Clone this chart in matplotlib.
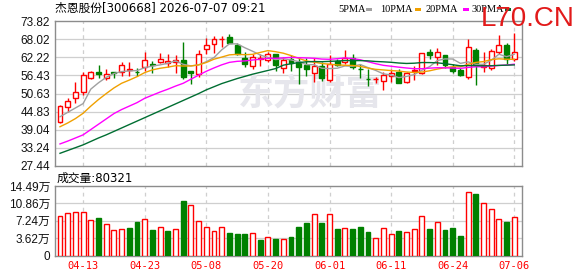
import numpy as np
import matplotlib
matplotlib.use("Agg")
import matplotlib.pyplot as plt
from matplotlib.patches import Rectangle

# ---------------- data ----------------
title = "杰恩股份[300668] 2026-07-07 09:21"
opens = [41.54, 46.25, 49.32, 51.25, 55.54, 57.56, 55.73, 57.46, 57.65, 58.29,
         57.65, 59.16, 60.22, 60.86, 60.54, 60.67, 61.40, 57.78, 56.92, 64.83,
         66.43, 67.91, 68.67, 66.21, 62.04, 59.48, 61.60, 61.40, 63.23, 58.74,
         61.63, 60.67, 59.80, 57.33, 59.48, 55.00, 61.08, 60.67, 61.95, 58.61,
         55.30, 55.15, 54.77, 56.37, 57.65, 54.45, 57.78, 57.14, 63.97, 62.46,
         63.00, 59.26, 58.20, 55.86, 64.61, 59.26, 58.93, 64.06, 66.21, 61.63]
closes = [46.66, 48.27, 51.15, 56.60, 57.46, 56.82, 56.95, 57.24, 59.70, 58.52,
          57.56, 61.31, 59.90, 61.63, 61.08, 61.40, 55.86, 57.33, 63.23, 66.21,
          68.04, 68.13, 66.94, 63.23, 60.03, 62.46, 62.00, 63.23, 59.70, 61.40,
          60.54, 59.26, 58.52, 59.48, 55.73, 60.03, 59.80, 62.14, 59.06, 58.42,
          55.15, 55.30, 56.60, 57.33, 54.13, 57.14, 58.20, 63.55, 63.10, 63.87,
          59.80, 57.97, 56.60, 65.47, 59.80, 59.80, 64.38, 66.21, 61.63, 63.87]
highs = [46.90, 49.23, 54.45, 57.56, 57.97, 59.90, 58.42, 57.50, 60.67, 60.67,
         58.93, 63.97, 61.18, 63.55, 63.33, 63.10, 67.17, 57.78, 64.61, 68.35,
         69.09, 69.09, 69.73, 66.75, 64.06, 63.33, 63.33, 64.06, 63.23, 62.27,
         63.00, 62.14, 61.95, 61.95, 60.76, 63.00, 61.63, 64.61, 63.33, 60.03,
         58.42, 56.05, 57.46, 58.42, 58.42, 57.65, 59.48, 63.74, 64.83, 65.15,
         63.00, 60.12, 58.74, 68.04, 65.15, 63.87, 64.83, 69.19, 66.75, 69.96]
lows = [41.12, 44.84, 47.53, 50.19, 55.22, 55.54, 55.00, 55.54, 56.37, 56.37,
        56.28, 57.97, 57.33, 60.35, 59.06, 57.33, 55.22, 53.62, 56.05, 63.33,
        63.55, 65.47, 66.75, 63.00, 59.06, 58.42, 59.48, 60.86, 57.97, 57.33,
        57.97, 53.62, 56.28, 54.45, 54.77, 54.45, 59.58, 60.03, 58.42, 55.73,
        53.07, 53.94, 51.79, 54.26, 53.94, 54.13, 55.00, 56.82, 61.82, 59.80,
        58.74, 57.14, 56.37, 55.22, 53.39, 57.65, 58.20, 63.33, 60.12, 61.18]
ma5 = [43.2, 44.6, 46.0, 47.4, 52.03, 54.06, 55.80, 57.02, 57.64, 57.85,
       57.97, 58.87, 59.40, 59.78, 60.30, 61.06, 59.97, 59.46, 59.78, 60.81,
       62.13, 64.59, 66.51, 66.51, 65.27, 64.16, 62.93, 62.19, 61.48, 61.76,
       61.37, 60.83, 59.88, 59.84, 58.71, 58.60, 58.71, 59.44, 59.35, 59.89,
       58.91, 58.01, 56.91, 56.56, 55.70, 56.10, 56.68, 58.07, 59.22, 61.17,
       61.70, 61.66, 60.27, 60.74, 59.97, 59.97, 61.26, 63.18, 62.41, 63.18]
ma10 = [40.0, 41.2, 42.6, 44.3, 46.6, 48.7, 50.6, 52.4, 53.9, 54.92,
        56.01, 57.32, 58.19, 58.70, 59.06, 59.52, 59.42, 59.43, 59.78, 60.55,
        61.60, 62.28, 62.99, 63.15, 63.04, 63.15, 63.76, 64.35, 64.00, 63.52,
        62.77, 61.88, 61.04, 60.66, 60.23, 59.99, 59.77, 59.66, 59.60, 59.30,
        58.76, 58.36, 58.17, 57.96, 57.80, 57.51, 57.35, 57.49, 57.89, 58.44,
        58.90, 59.17, 59.17, 59.98, 60.57, 60.84, 61.46, 61.72, 61.58, 61.58]
ma20 = [34.5, 35.4, 36.4, 37.4, 39.1, 40.8, 42.5, 44.2, 45.5, 46.6,
        47.7, 49.1, 50.1, 51.1, 52.0, 53.0, 53.9, 55.2, 56.5, 57.74,
        58.81, 59.80, 60.59, 60.92, 61.05, 61.33, 61.59, 61.89, 61.89, 62.03,
        62.18, 62.08, 62.01, 61.90, 61.64, 61.57, 61.76, 62.01, 61.80, 61.41,
        60.80, 60.16, 59.64, 59.35, 59.05, 58.79, 58.56, 58.57, 58.74, 58.87,
        58.83, 58.77, 58.67, 58.97, 59.18, 59.17, 59.40, 59.61, 59.73, 60.01]
ma30 = [31.5, 32.4, 33.3, 34.2, 35.3, 36.4, 37.4, 38.5, 39.6, 40.7,
        41.8, 42.9, 44.0, 45.1, 46.2, 47.3, 48.4, 49.5, 50.6, 51.8,
        52.8, 53.8, 54.6, 55.4, 56.1, 56.8, 57.4, 58.0, 58.6, 59.69,
        60.15, 60.52, 60.77, 60.86, 60.80, 60.91, 61.01, 61.17, 61.15, 61.15,
        61.07, 60.87, 60.76, 60.61, 60.38, 60.24, 60.32, 60.53, 60.52, 60.44,
        60.17, 59.83, 59.49, 59.56, 59.56, 59.47, 59.52, 59.62, 59.69, 59.77]
volumes = [8.15, 8.78, 9.13, 9.13, 7.45, 7.87, 6.48, 5.36, 5.57, 5.64,
           6.90, 7.66, 5.22, 5.99, 5.02, 5.57, 11.29, 10.45, 7.24, 5.99,
           5.15, 5.99, 4.60, 4.39, 4.39, 4.74, 3.13, 3.90, 3.34, 3.48,
           3.76, 5.85, 6.69, 8.57, 6.69, 8.57, 5.43, 5.78, 5.43, 5.85,
           4.81, 3.69, 5.78, 4.53, 5.02, 4.95, 5.57, 8.15, 5.43, 7.04,
           5.22, 5.64, 3.97, 13.31, 12.75, 11.01, 9.75, 7.66, 6.90, 8.03]
vol_up = [1, 1, 1, 1, 1, 0, 1, 1, 1, 0, 0, 1, 0, 1, 0, 1, 0, 1, 1, 1,
          1, 1, 0, 0, 0, 1, 0, 1, 0, 1, 0, 0, 0, 1, 0, 1, 0, 1, 0, 0,
          0, 1, 1, 1, 0, 1, 1, 1, 0, 1, 0, 0, 0, 1, 0, 1, 1, 1, 0, 1]
price_ticks = [27.44, 33.24, 39.04, 44.83, 50.63, 56.43, 62.22, 68.02, 73.82]
vol_ticks = [0, 3.62, 7.24, 10.86, 14.49]
vol_tick_labels = ["0", "3.62万", "7.24万", "10.86万", "14.49万"]
date_pos = [3, 11, 19, 27, 35, 43, 51, 59]
date_labels = ["04-13", "04-23", "05-08", "05-20", "06-01", "06-11", "06-24", "07-06"]
legend_names = ["5PMA", "10PMA", "20PMA", "30PMA"]
volume_title = "成交量:80321"

# ---------------- style ----------------
UP = "#ff0000"
DOWN = "#008000"
MA_COLORS = ["#a0a0a0", "#f0a000", "#ff00ff", "#006e32"]
GRID = "#cfcfcf"
BORDER = "#8c8c8c"
W, H = 578, 276

def rect(l, t, r, b):
    return [l / W, 1 - b / H, (r - l) / W, (b - t) / H]

fig = plt.figure(figsize=(W / 100, H / 100), dpi=100)
fig.patch.set_facecolor("white")

ax = fig.add_axes(rect(55, 21, 522, 166))
axv = fig.add_axes(rect(55, 186, 522, 255.5))

x = np.arange(len(opens))
o = np.array(opens); c = np.array(closes)
hi = np.array(highs); lo = np.array(lows)
up = c >= o
bw = 0.64

for a in (ax, axv):
    a.set_xlim(-0.65, 60.0)
    for s in a.spines.values():
        s.set_color(BORDER)
        s.set_linewidth(1.0)
    a.tick_params(length=0)
    for p in date_pos:
        a.axvline(p, color=GRID, lw=0.9, ls=(0, (3, 3)), zorder=0)

# price panel
ax.set_ylim(price_ticks[0], price_ticks[-1])
ax.set_yticks(price_ticks)
ax.set_yticklabels([f"{t:.2f}" for t in price_ticks], fontsize=8.5,
                   family="Liberation Sans", color="#111111")
ax.set_xticks([])
for t in price_ticks[1:-1]:
    ax.axhline(t, color=GRID, lw=0.9, zorder=0)

# watermark
ax.text(0.546, 0.50, "东方财富", transform=ax.transAxes, fontsize=26,
        family="Noto Sans CJK SC", fontweight="bold", color="#e6e6ec",
        ha="center", va="center", zorder=0.5)

ax.vlines(x, lo, hi, colors=np.where(up, UP, DOWN), lw=1.0, zorder=2)
body_h = np.maximum(np.abs(c - o), 0.08)
ax.bar(x[up], body_h[up], bottom=np.minimum(o, c)[up], width=bw,
       facecolor="white", edgecolor=UP, lw=1.0, zorder=3)
ax.bar(x[~up], body_h[~up], bottom=np.minimum(o, c)[~up], width=bw,
       facecolor=DOWN, edgecolor=DOWN, lw=1.0, zorder=3)

for ma, col in zip([ma5, ma10, ma20, ma30], MA_COLORS):
    ax.plot(x, ma, color=col, lw=1.0, zorder=4)

# volume panel
vu = np.array(vol_up).astype(bool)
v = np.array(volumes)
axv.set_ylim(vol_ticks[0], vol_ticks[-1])
axv.set_yticks(vol_ticks)
axv.set_yticklabels(vol_tick_labels, fontsize=8.5,
                    family=["Liberation Sans", "Noto Sans CJK SC"], color="#111111")
for t in vol_ticks[1:-1]:
    axv.axhline(t, color=GRID, lw=0.9, zorder=0)
axv.bar(x[vu], v[vu], width=bw, facecolor="white", edgecolor=UP, lw=1.0, zorder=3)
axv.bar(x[~vu], v[~vu], width=bw, facecolor=DOWN, edgecolor=DOWN, lw=1.0, zorder=3)
axv.set_xticks(date_pos)
axv.set_xticklabels(date_labels, fontsize=7.5, family="DejaVu Sans Mono", color=UP)
axv.tick_params(axis="x", pad=4)

# texts
fig.text(55 / W, 1 - 8.5 / H, title, fontsize=8.5, family=["DejaVu Sans", "Noto Sans CJK SC"],
         ha="left", va="center", color="black")
fig.text(57 / W, 1 - 178 / H, volume_title, fontsize=8.5,
         family=["DejaVu Sans", "Noto Sans CJK SC"], ha="left", va="center", color="black")

leg_x = [338, 380, 426, 472]
sq_x = [366, 415, 463, 505]
for name, lx, sx, col in zip(legend_names, leg_x, sq_x, MA_COLORS):
    fig.text(lx / W, 1 - 9 / H, name, fontsize=7.5, family="Liberation Serif",
             ha="left", va="center", color="black")
    fig.patches.append(Rectangle((sx / W, 1 - 11 / H), 6 / W, 3.5 / H,
                                 transform=fig.transFigure, facecolor=col,
                                 edgecolor="none"))

fig.text(481 / W, 1 - 26 / H, "L70.CN", fontsize=20, family="Liberation Sans",
         color="#e21a1a", ha="left", va="baseline")

fig.savefig("out.png", dpi=100)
------------------------
## [YOUR GOAL]
With the pictures left out, restate word for word every line of the data above, from the first down to the line that contains "from matplotlib.patches import Rectangle".

## [SOLUTION TO THIS TASK]
Clone this chart in matplotlib.
import numpy as np
import matplotlib
matplotlib.use("Agg")
import matplotlib.pyplot as plt
from matplotlib.patches import Rectangle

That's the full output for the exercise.